Tra gli stereotipi classici del popolo italiano, è noto, c’è quello del latin lover. Amanti appassionati, romantici quel poco che basta nell’arte del conquistare. Nell’era della democrazia partecipativa, la sfera virtuale ha eliminato lo storico corteggiamento, azzerando lo spettacolo espressivo emulato dai pavoni per giungere famelicamente alla soddisfazione del proprio piacere, rimanendo comodamente seduti sulla propria poltrona.
Un’immagine che, probabilmente, l’ircocervo governativo ha cercato di mutuare per proporre soluzioni all’infinita crisi che attanaglia da un decennio i cittadini e, ahimè, il Paese.
Siamo diventati conquistatori dell’irreale, del piacere senza sapore, dove palpiamo un arido mouse illudendoci di essere cloni di Rodolfo Valentino o Raoul Bova. Una visione di triste solitudine e di sdoganamento dalla realtà probabilmente frutto anche della scarsità di risposte governative ai problemi dell’Italia.
Gli italiani sono senza lavoro, i giovani ansimano alla ricerca di una occupazione, gli anziani non vedono un futuro roseo nel loro naturale percorso del destino umano. Ma all’urlo dei cittadini che riecheggia frenetico nella sale ospedaliere, prive di un consistente personale medico e sanitario adeguato, e nei centri di istruzione, dimenticati nella esilarante carenza culturale oggettivamente dimostrata da molti influenti nostri delegati nelle sale del potere, l’ircocervo ha trovato una risposta nella ragnatela degli emendamenti legati al decreto crescita.

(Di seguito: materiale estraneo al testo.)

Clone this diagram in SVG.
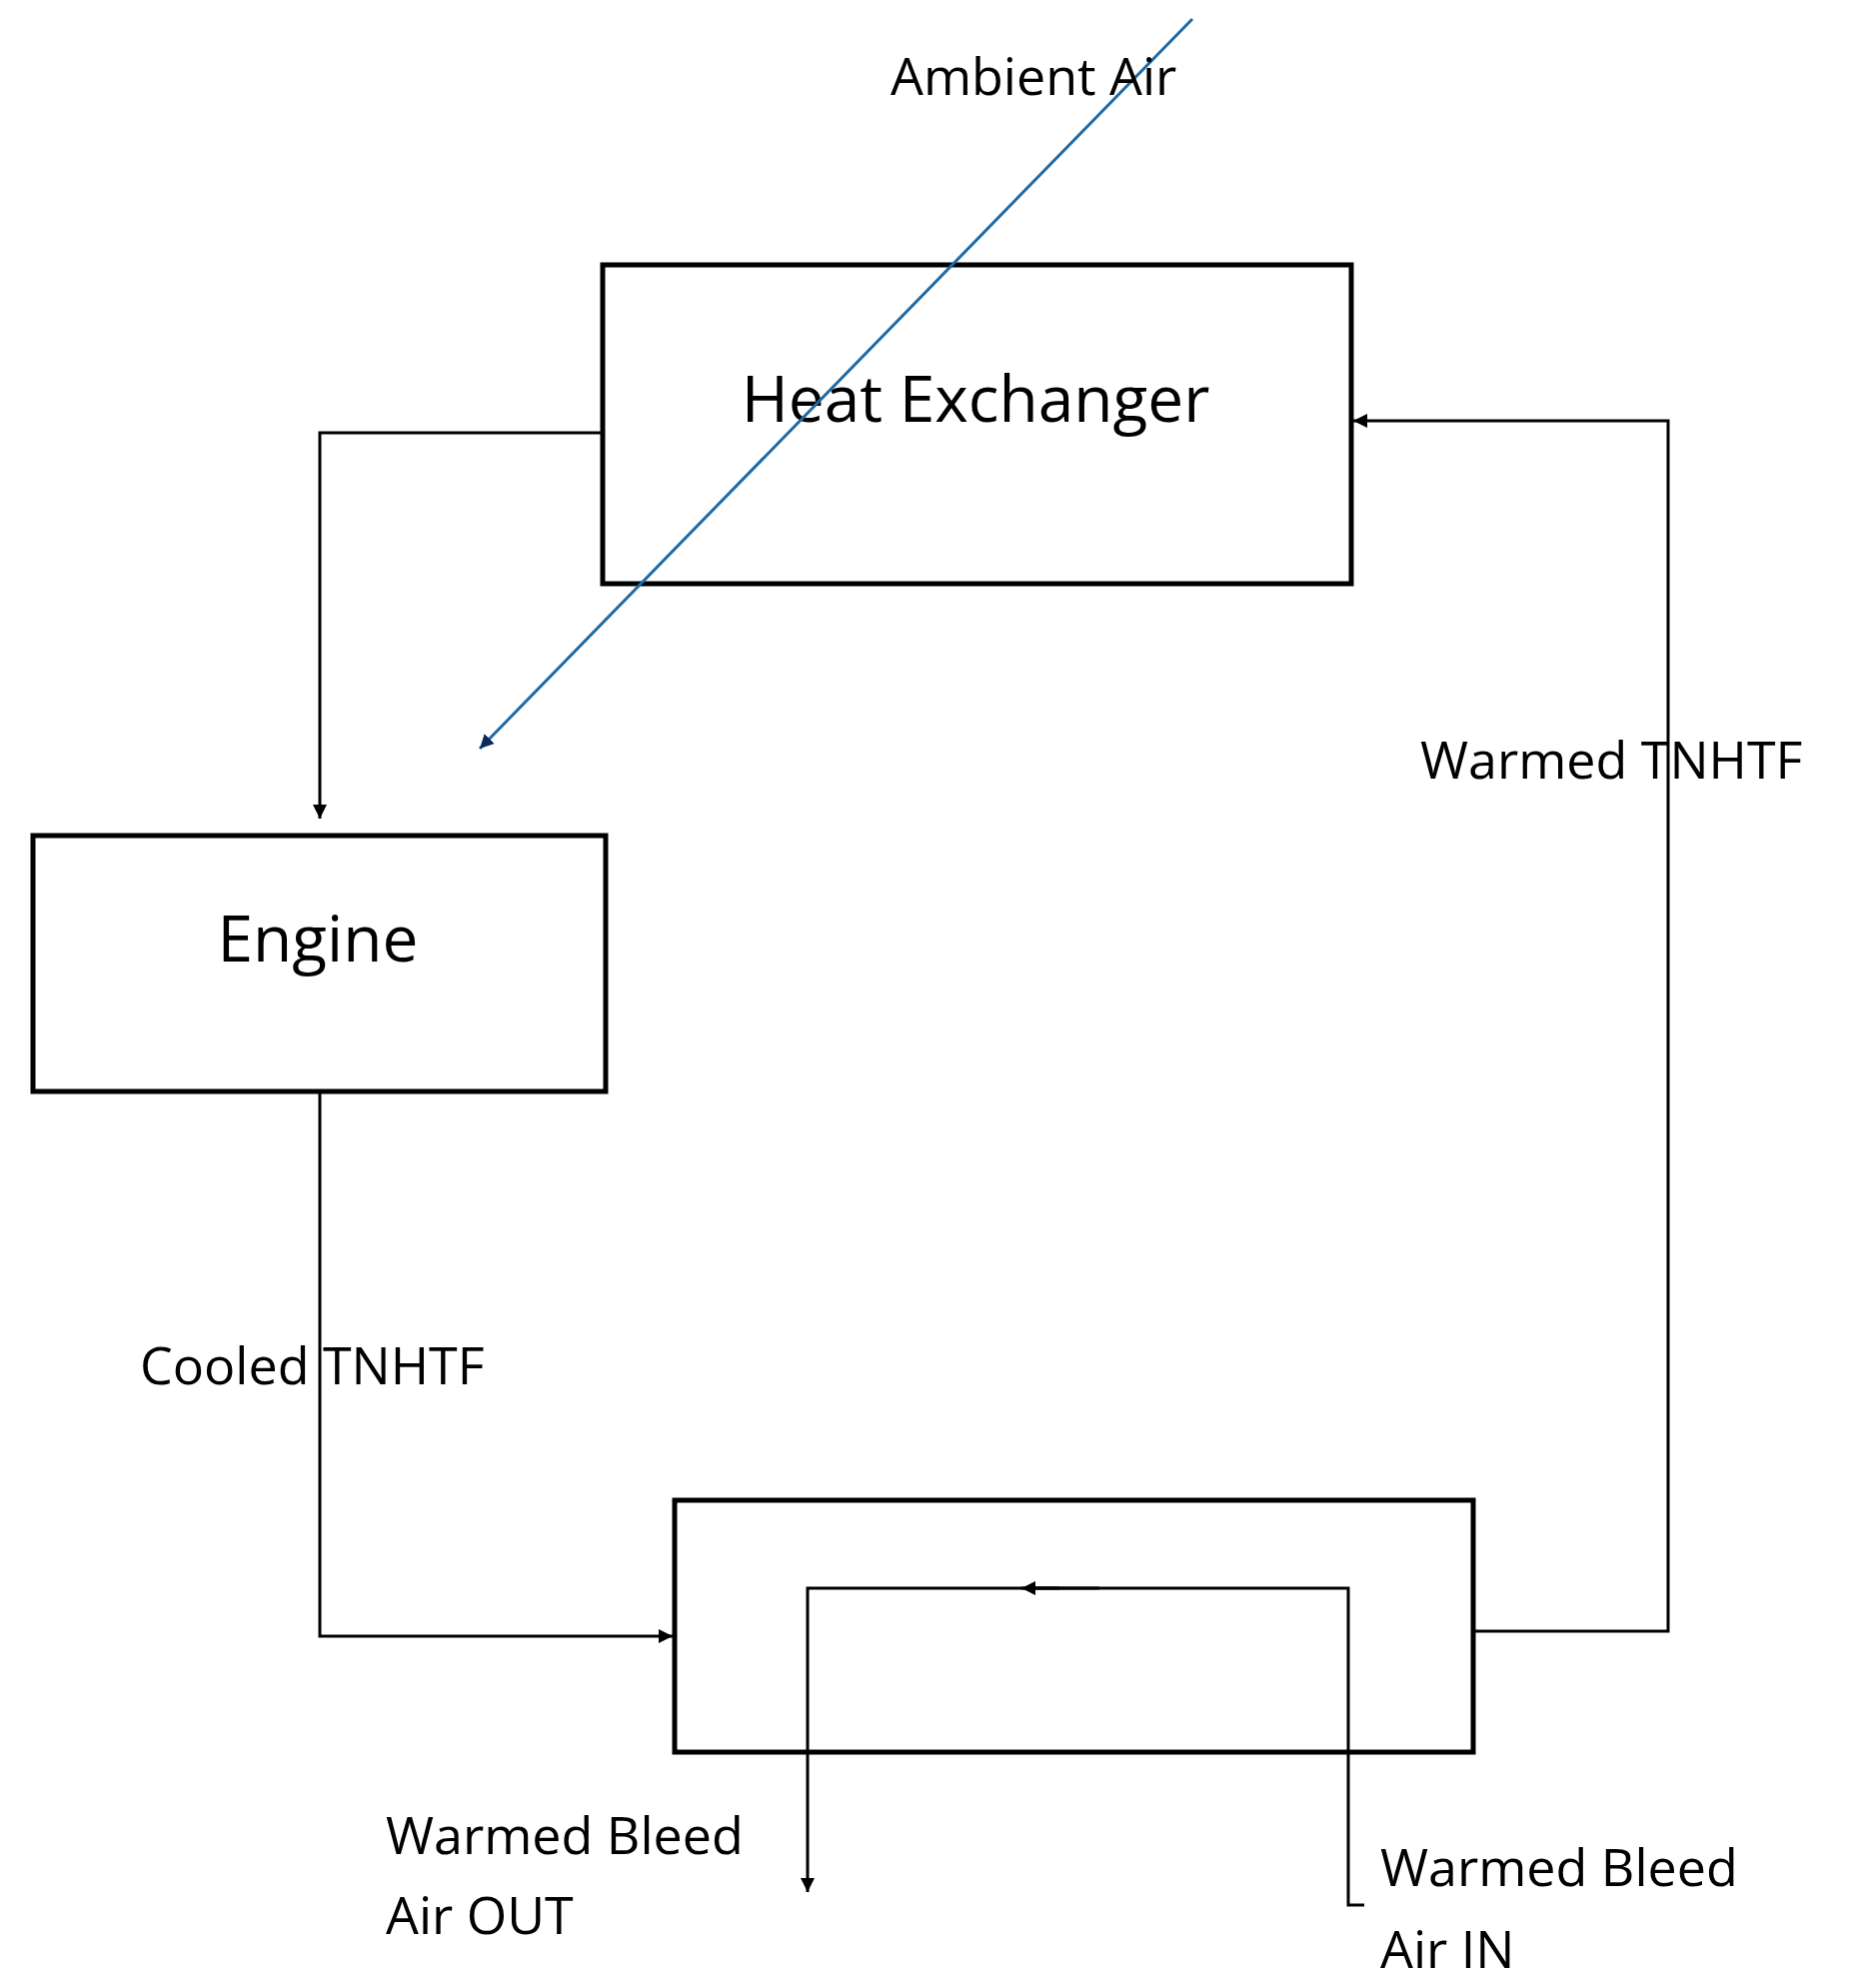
<svg xmlns="http://www.w3.org/2000/svg" width="1866" height="1989" viewBox="0 0 1866 1989">
<style>
.box{fill:#fff;stroke:#000;stroke-width:5}
.c{fill:none;stroke:#000;stroke-width:3}
text{font-family:"Open Sans","Liberation Sans",sans-serif;fill:#000}
.t{font-size:52px}
.n{font-size:64px;text-anchor:middle}
</style>
<defs>
<marker id="a" viewBox="0 0 10 10" refX="10" refY="5" markerWidth="14" markerHeight="14" markerUnits="userSpaceOnUse" orient="auto"><path d="M0,0L10,5L0,10z" fill="#000"/></marker>
<marker id="ab" viewBox="0 0 10 10" refX="10" refY="5" markerWidth="14" markerHeight="14" markerUnits="userSpaceOnUse" orient="auto"><path d="M0,0L10,5L0,10z" fill="#0b2a5a"/></marker>
</defs>
<g id="he"><rect class="box" x="603" y="265" width="749" height="319"/><text class="n" x="976" y="422">Heat Exchanger</text></g>
<g id="engine"><rect class="box" x="33" y="836" width="573" height="256"/><text class="n" x="318" y="962">Engine</text></g>
<g id="hx2"><rect class="box" x="675" y="1501" width="799" height="252"/></g>
<g id="connectors">
<path class="c" d="M603,433H320V819" marker-end="url(#a)" style="stroke-width:3"/>
<path d="M1193,19L480,749" fill="none" stroke="#1f6aa5" stroke-width="3" marker-end="url(#ab)"/>
<path class="c" d="M1474,1632H1669V421H1354" marker-end="url(#a)"/>
<path class="c" d="M320,1092V1637H673" marker-end="url(#a)"/>
<path class="c" d="M1365,1906H1349V1589H1025"/>
<path class="c" d="M1060,1589H808V1893" marker-end="url(#a)"/>
<path class="c" d="M1100,1589H1022" marker-end="url(#a)"/>
</g>
<g id="labels">
<text class="t" x="891" y="95">Ambient Air</text>
<text class="t" x="1421" y="779">Warmed TNHTF</text>
<text class="t" x="140" y="1385">Cooled TNHTF</text>
<text class="t" x="386" y="1855">Warmed Bleed</text>
<text class="t" x="386" y="1935">Air OUT</text>
<text class="t" x="1381" y="1887">Warmed Bleed</text>
<text class="t" x="1381" y="1969">Air IN</text>
</g>
</svg>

Contributi comunali concessi per favorire l’ampliamento o la riapertura di negozi chiusi da almeno sei mesi nei centri fino a 20mila abitanti. Una misura che, alla pari dei negozi al dettaglio, agevolerà anche coloro che vendono articoli per adulti. 28 milioni fino al 2022 e 20 milioni dal 2023. In totale 48 milioni di euro per soddisfare le fantasie erotiche degli italiani.
Il grande Woody Allen, nella sua proverbiale capacità aforistica, una volta recitò: «La differenza fra il sesso e la morte è che la morte la puoi fare da solo senza che nessuno rida di te».